• STATED TASK
Restate the lines word for word, from the first line of the records through the line containing "ax.set_xticks(years)". Leave out the pictures and anything after that line.

--------

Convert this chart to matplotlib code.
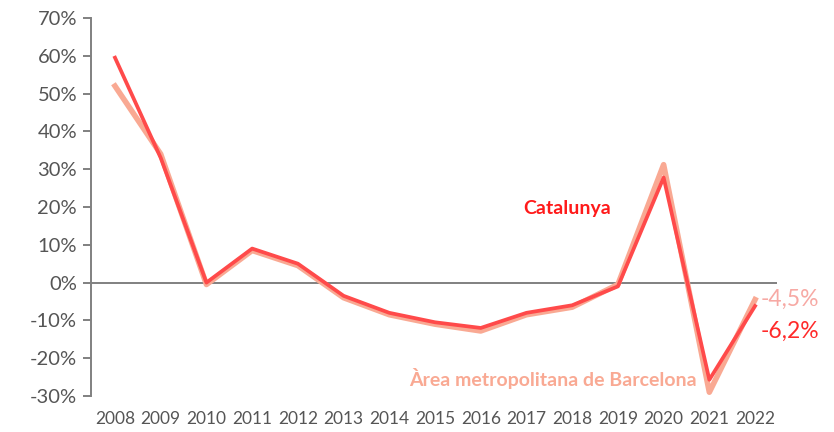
import matplotlib
matplotlib.use("Agg")
import matplotlib.pyplot as plt
from matplotlib.ticker import FuncFormatter

years = list(range(2008, 2023))
catalunya = [59.5, 33.0, 0.0, 9.0, 5.0, -3.5, -8.0, -10.5, -12.0, -8.0, -6.0, -1.0, 27.8, -25.7, -6.2]
amb = [52.0, 34.0, -0.5, 8.5, 4.5, -4.0, -8.5, -11.0, -12.8, -8.5, -6.5, -0.5, 31.2, -29.0, -4.5]

red = "#ff4a4a"
salmon = "#f9a993"

plt.rcParams['font.family'] = ['Lato', 'DejaVu Sans']

fig = plt.figure(figsize=(8.34, 4.32), dpi=100)
ax = fig.add_axes([91/834, 1-396/432, 686/834, 378/432])

ax.plot(years, amb, color=salmon, lw=4.0, solid_joinstyle='round', zorder=2)
ax.plot(years, catalunya, color=red, lw=2.7, solid_joinstyle='round', zorder=3)
ax.axhline(0, color="#808080", lw=1.4, zorder=1)

ax.set_xlim(2007.475, 2022.48)
ax.set_ylim(-30, 70)
ax.set_yticks(range(-30, 71, 10))
ax.yaxis.set_major_formatter(FuncFormatter(lambda v, p: "%d%%" % v))
ax.set_xticks(years)

for s in ['top', 'right', 'bottom']:
    ax.spines[s].set_visible(False)
ax.spines['left'].set_color("#808080")
ax.spines['left'].set_linewidth(1.4)
ax.tick_params(axis='y', colors="#808080", labelcolor="#555555", labelsize=14.5, length=6, width=1.4, pad=4)
ax.tick_params(axis='x', length=0, labelcolor="#555555", labelsize=12.5, pad=11)

ax.text(2017.89, 19.5, "Catalunya", color="#ff1a1a", fontsize=14, fontweight='bold', ha='center', va='center')
ax.text(2017.58, -25.5, "Àrea metropolitana de Barcelona", color=salmon, fontsize=14, fontweight='bold', ha='center', va='center')
ax.text(2022.12, -4.5, "-4,5%", color="#f7a9a4", fontsize=16.5, ha='left', va='center')
ax.text(2022.12, -13.0, "-6,2%", color="#ff2a2a", fontsize=16.5, ha='left', va='center')

fig.savefig("out.png", dpi=100)
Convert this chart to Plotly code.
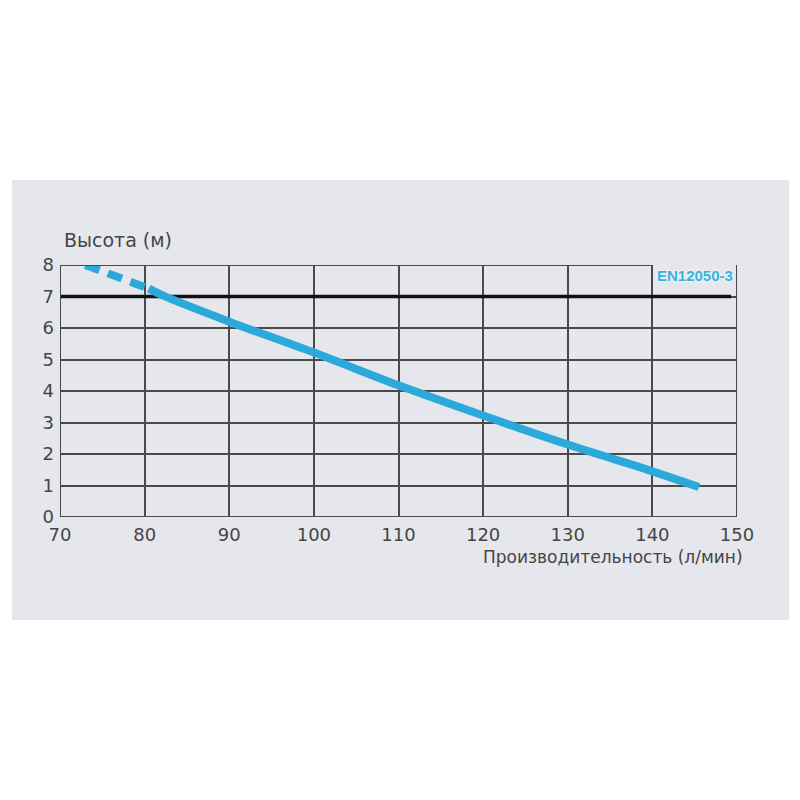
import plotly.graph_objects as go

# Data
x_dashed = [73.0, 77.0, 80.5]
y_dashed = [8.0, 7.6, 7.25]
x_solid = [80.5, 82.0, 90.0, 100.0, 110.0, 120.0, 130.0, 140.0, 145.5]
y_solid = [7.25, 7.05, 6.2, 5.22, 4.18, 3.22, 2.3, 1.45, 0.95]
norm_x = [70, 149.3]
norm_y = [7, 7]
norm_label = "EN12050-3"
x_ticks = [70, 80, 90, 100, 110, 120, 130, 140, 150]
y_ticks = [0, 1, 2, 3, 4, 5, 6, 7, 8]
x_title = "Производительность (л/мин)"
y_title = "Высота (м)"

BLUE = "#2aa9da"
GRID = "#4a4a4a"
TXT = "#454545"
FONT = "DejaVu Sans, sans-serif"

fig = go.Figure()
fig.add_trace(go.Scatter(x=norm_x, y=norm_y, mode="lines",
                         line=dict(color="#111111", width=3.5), hoverinfo="skip"))
fig.add_trace(go.Scatter(x=x_dashed, y=y_dashed, mode="lines",
                         line=dict(color=BLUE, width=8, dash="15px,9px"), hoverinfo="skip"))
fig.add_trace(go.Scatter(x=x_solid, y=y_solid, mode="lines",
                         line=dict(color=BLUE, width=8, shape="spline"), hoverinfo="skip"))

# background panel
fig.add_shape(type="rect", xref="paper", yref="paper",
              x0=-0.071, x1=1.077, y0=-0.409, y1=1.337,
              fillcolor="#e6e7ec", line=dict(width=0), layer="below")

# plot borders (top border omitted over last cell where label sits)
bl = dict(color=GRID, width=2)
fig.add_shape(type="line", xref="x", yref="y", x0=x_ticks[0], x1=x_ticks[-2], y0=y_ticks[-1], y1=y_ticks[-1], line=bl)
fig.add_shape(type="line", xref="x", yref="y", x0=x_ticks[-1], x1=x_ticks[-1], y0=y_ticks[0], y1=y_ticks[-1], line=bl)
fig.add_shape(type="line", xref="x", yref="y", x0=x_ticks[0], x1=x_ticks[0], y0=y_ticks[0], y1=y_ticks[-1], line=bl)
fig.add_shape(type="line", xref="x", yref="y", x0=x_ticks[0], x1=x_ticks[-1], y0=y_ticks[0], y1=y_ticks[0], line=bl)

fig.add_annotation(x=145, y=7.68, xref="x", yref="y", text="<b>" + norm_label + "</b>",
                   showarrow=False,
                   font=dict(family="Liberation Sans Narrow, Arial Narrow, sans-serif", size=15,
                             color="#35b3de", shadow="0px 0px 3px white"))
fig.add_annotation(x=0.003, y=1.099, xref="paper", yref="paper", text=y_title,
                   showarrow=False, xanchor="left", yanchor="middle",
                   font=dict(family=FONT, size=19, color=TXT))
fig.add_annotation(x=1.012, y=-0.159, xref="paper", yref="paper", text=x_title,
                   showarrow=False, xanchor="right", yanchor="middle",
                   font=dict(family=FONT, size=17, color=TXT))

fig.update_xaxes(range=[x_ticks[0], x_ticks[-1]], tickvals=x_ticks, showgrid=True,
                 gridcolor=GRID, gridwidth=1.5, zeroline=False, showline=False,
                 ticks="", ticklabelstandoff=5, tickfont=dict(family=FONT, size=18, color=TXT))
fig.update_yaxes(range=[y_ticks[0], y_ticks[-1]], tickvals=y_ticks, showgrid=True,
                 gridcolor=GRID, gridwidth=1.5, zeroline=False, showline=False,
                 ticks="", ticklabelstandoff=5, tickfont=dict(family=FONT, size=18, color=TXT))

fig.update_layout(width=800, height=800, showlegend=False,
                  paper_bgcolor="white", plot_bgcolor="rgba(0,0,0,0)",
                  margin=dict(l=52, r=71, t=257, b=291, pad=0))

fig.write_html("out.html")
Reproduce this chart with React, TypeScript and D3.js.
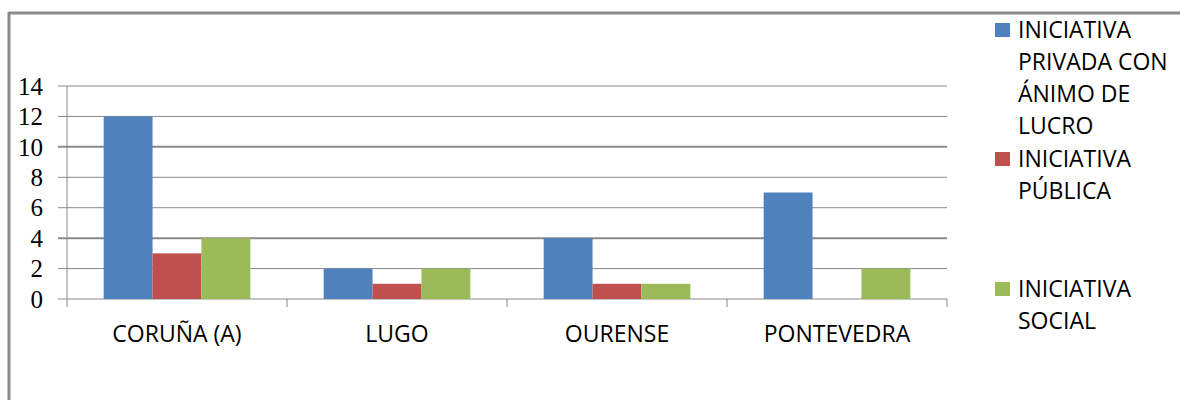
import React from "react";
import * as d3 from "d3";

const provincias = ["CORUÑA (A)", "LUGO", "OURENSE", "PONTEVEDRA"];
const privadaLucro = [12, 2, 4, 7];
const publica = [3, 1, 1, 0];
const social = [4, 2, 1, 2];
const yTicks = [0, 2, 4, 6, 8, 10, 12, 14];

const series = [
  { key: "privada", values: privadaLucro, color: "#4F81BD", legend: ["INICIATIVA", "PRIVADA CON", "ÁNIMO DE", "LUCRO"] },
  { key: "publica", values: publica, color: "#C0504D", legend: ["INICIATIVA", "PÚBLICA"] },
  { key: "social", values: social, color: "#9BBB59", legend: ["INICIATIVA", "SOCIAL"] },
];

const W = 1180;
const H = 400;
const plot = { left: 67, right: 947, top: 86, bottom: 299 };
const gridColor = "#8a8a8a";
const sans = "'Open Sans', 'DejaVu Sans', sans-serif";

const App = () => {
  const x = d3
    .scaleBand<string>()
    .domain(provincias)
    .range([plot.left, plot.right])
    .paddingInner(0)
    .paddingOuter(0);

  const inner = d3
    .scaleBand<string>()
    .domain(series.map((s) => s.key))
    .range([0, x.bandwidth()])
    .paddingInner(0)
    .paddingOuter(0.75);

  const y = d3.scaleLinear().domain([0, 14]).range([plot.bottom, plot.top]);

  // legend rows, one per line of text
  const legendTops = [38, 167, 297];
  const lineGap = 32;

  return (
    <svg
      width={W}
      height={H}
      viewBox={`0 0 ${W} ${H}`}
      style={{ position: "absolute", left: 0, top: 0, background: "#fff" }}
    >
      {/* outer frame */}
      <line x1={9} x2={W} y1={13} y2={13} stroke={gridColor} strokeWidth={3} />
      <line x1={9} x2={9} y1={12} y2={H} stroke={gridColor} strokeWidth={3} />

      {/* gridlines + y labels */}
      {yTicks.map((t) => (
        <g key={t}>
          <line
            x1={plot.left - 9}
            x2={plot.right}
            y1={y(t)}
            y2={y(t)}
            stroke={gridColor}
            strokeWidth={t === 4 || t === 10 ? 2 : 1}
          />
          <text
            x={43}
            y={y(t)}
            dy="0.35em"
            textAnchor="end"
            fontFamily="'Liberation Serif', serif"
            fontSize={25}
            fill="#000"
          >
            {t}
          </text>
        </g>
      ))}

      {/* y axis */}
      <line x1={plot.left} x2={plot.left} y1={plot.top} y2={plot.bottom + 8} stroke={gridColor} />

      {/* category ticks */}
      {provincias.map((p) => (
        <line
          key={p}
          x1={(x(p) ?? 0) + x.bandwidth()}
          x2={(x(p) ?? 0) + x.bandwidth()}
          y1={plot.bottom}
          y2={plot.bottom + 8}
          stroke={gridColor}
        />
      ))}

      {/* bars */}
      {series.map((s) =>
        s.values.map((v, i) => {
          const x0 = (x(provincias[i]) ?? 0) + (inner(s.key) ?? 0);
          return (
            <rect
              key={s.key + i}
              x={x0}
              y={y(v)}
              width={inner.bandwidth()}
              height={plot.bottom - y(v)}
              fill={s.color}
            />
          );
        })
      )}

      {/* category labels */}
      {provincias.map((p) => (
        <text
          key={p}
          x={(x(p) ?? 0) + x.bandwidth() / 2}
          y={342}
          textAnchor="middle"
          fontFamily={sans}
          fontSize={23}
          fill="#000"
        >
          {p}
        </text>
      ))}

      {/* legend */}
      {series.map((s, si) => (
        <g key={s.key}>
          <rect x={995} y={legendTops[si] - 15} width={15} height={14} fill={s.color} />
          {s.legend.map((line, li) => (
            <text
              key={li}
              x={1018}
              y={legendTops[si] + li * lineGap}
              fontFamily={sans}
              fontSize={23}
              fill="#000"
            >
              {line}
            </text>
          ))}
        </g>
      ))}
    </svg>
  );
};

export default App;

--------

• RESULT OF THE TASK
Convert this chart to matplotlib code.
import matplotlib
matplotlib.use("Agg")
import matplotlib.pyplot as plt
from matplotlib.ticker import FuncFormatter

years = list(range(2008, 2023))
catalunya = [59.5, 33.0, 0.0, 9.0, 5.0, -3.5, -8.0, -10.5, -12.0, -8.0, -6.0, -1.0, 27.8, -25.7, -6.2]
amb = [52.0, 34.0, -0.5, 8.5, 4.5, -4.0, -8.5, -11.0, -12.8, -8.5, -6.5, -0.5, 31.2, -29.0, -4.5]

red = "#ff4a4a"
salmon = "#f9a993"

plt.rcParams['font.family'] = ['Lato', 'DejaVu Sans']

fig = plt.figure(figsize=(8.34, 4.32), dpi=100)
ax = fig.add_axes([91/834, 1-396/432, 686/834, 378/432])

ax.plot(years, amb, color=salmon, lw=4.0, solid_joinstyle='round', zorder=2)
ax.plot(years, catalunya, color=red, lw=2.7, solid_joinstyle='round', zorder=3)
ax.axhline(0, color="#808080", lw=1.4, zorder=1)

ax.set_xlim(2007.475, 2022.48)
ax.set_ylim(-30, 70)
ax.set_yticks(range(-30, 71, 10))
ax.yaxis.set_major_formatter(FuncFormatter(lambda v, p: "%d%%" % v))
ax.set_xticks(years)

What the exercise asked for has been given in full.